US Secretary of State Antony Blinken participated in a ministerial summit last weekend in Amman with counterparts from Jordan, Egypt, Saudi Arabia, the UAE, and Qatar, who welcome the idea of returning PA to the Gaza Strip, even if it means that their governments will have to pitch in with funds or troops to help rehabilitate and manage the coastal enclave for an interim period after the war until the PA is ready to take over, the administration official and the Arab ambassador said.
Blinken sought to secure a degree of cooperation from Israel during a trip to Tel Aviv the day before, but failed to do so, torpedoing his efforts in Amman, the Arab ambassador said.
“The meeting did not go well,” the ambassador said bluntly.

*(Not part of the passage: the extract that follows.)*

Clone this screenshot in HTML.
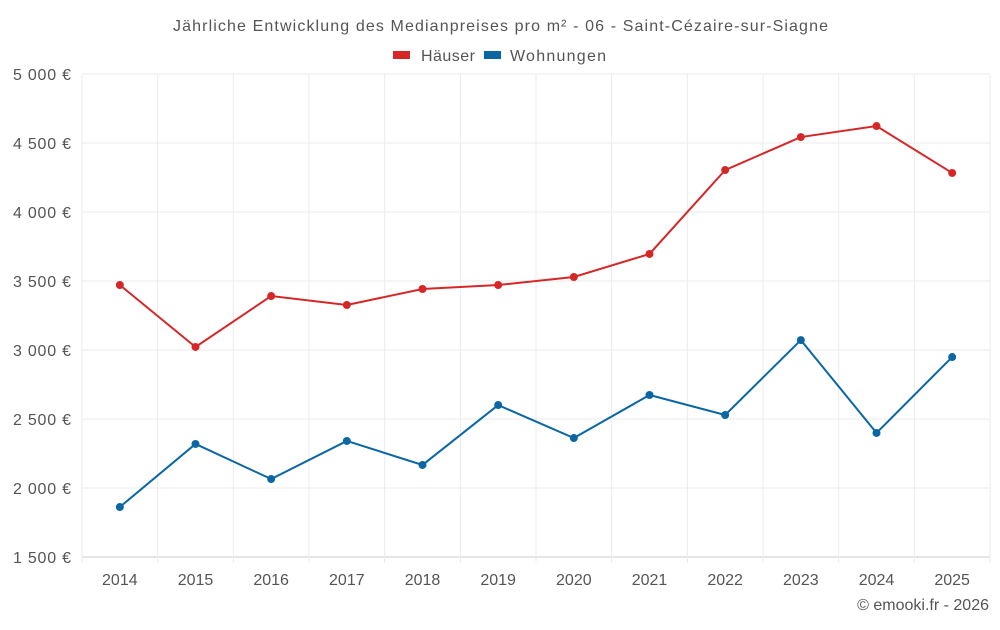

It is hard enough for Israel’s Arab neighbors to entertain day-after scenarios while the fighting in Gaza persists, given the overwhelming sympathy for the Palestinians in the Arab street, the ambassador explained. Israel’s rejection made engaging with those plans a non-starter for the Arab governments.
“What happens next? How can we even entertain what will happen next?” said Jordan Foreign Minister Ayman al-Safadi in a fiery press conference alongside Blinken and Egyptian counterpart Sameh Shoukry.
“We don’t have all the variables to even start thinking about that… We need to get our priorities straight,” Safadi said.
There was an initial US plan to use the ministerial summit in Amman to issue a joint statement affirming a series of principles such as support for humanitarian pauses, increasing humanitarian aid into Gaza and pursuing a two-state solution after the war while opposing the displacement of Palestinians, the re-occupation of Gaza and the reduction of Gaza territory, the US official said. But the the idea was shot down by overwhelming opposition from countries present, who felt this was the wrong focus.
Without Israeli clarity on its own post-war strategy to dispel fears that it may not support Palestinian rule in the Strip, it would be impossible to get Arab capitals to back any proposal pushed by Washington.
“It will be hard enough to convince the Arab states to temporarily shoulder the burden, but they will reject out of hand any scenario that doesn’t eventually lead to Palestinian self-governance in Gaza,” the US official said.
The Arab ambassador pointed to the popular allegation that Netanyahu himself played a role in propping up Hamas to keep the PA in check, noting the government’s authorization for tens of millions of dollars in Qatari cash to be transferred to the terror group-ruled Strip, while it resisted similar moves for the PA.
“Netanyahu systematically helped weaken the PA over the year, all while boosting Hamas,” said the ambassador.
Netanyahu denied the claim on Saturday, claiming his policy has been to hit Hamas hard, pointing to four military operations launched by the IDF against the Gaza terror group over the past decade.
“We mowed them [like grass], but did not uproot them, so now we’re correcting that mistake,” he said.
The Arab ambassador was not convinced.
“Right now, he thinks Israel can go at it on its own. But soon he will call on us to clean up his mess,” they said. “By then it might be too late.”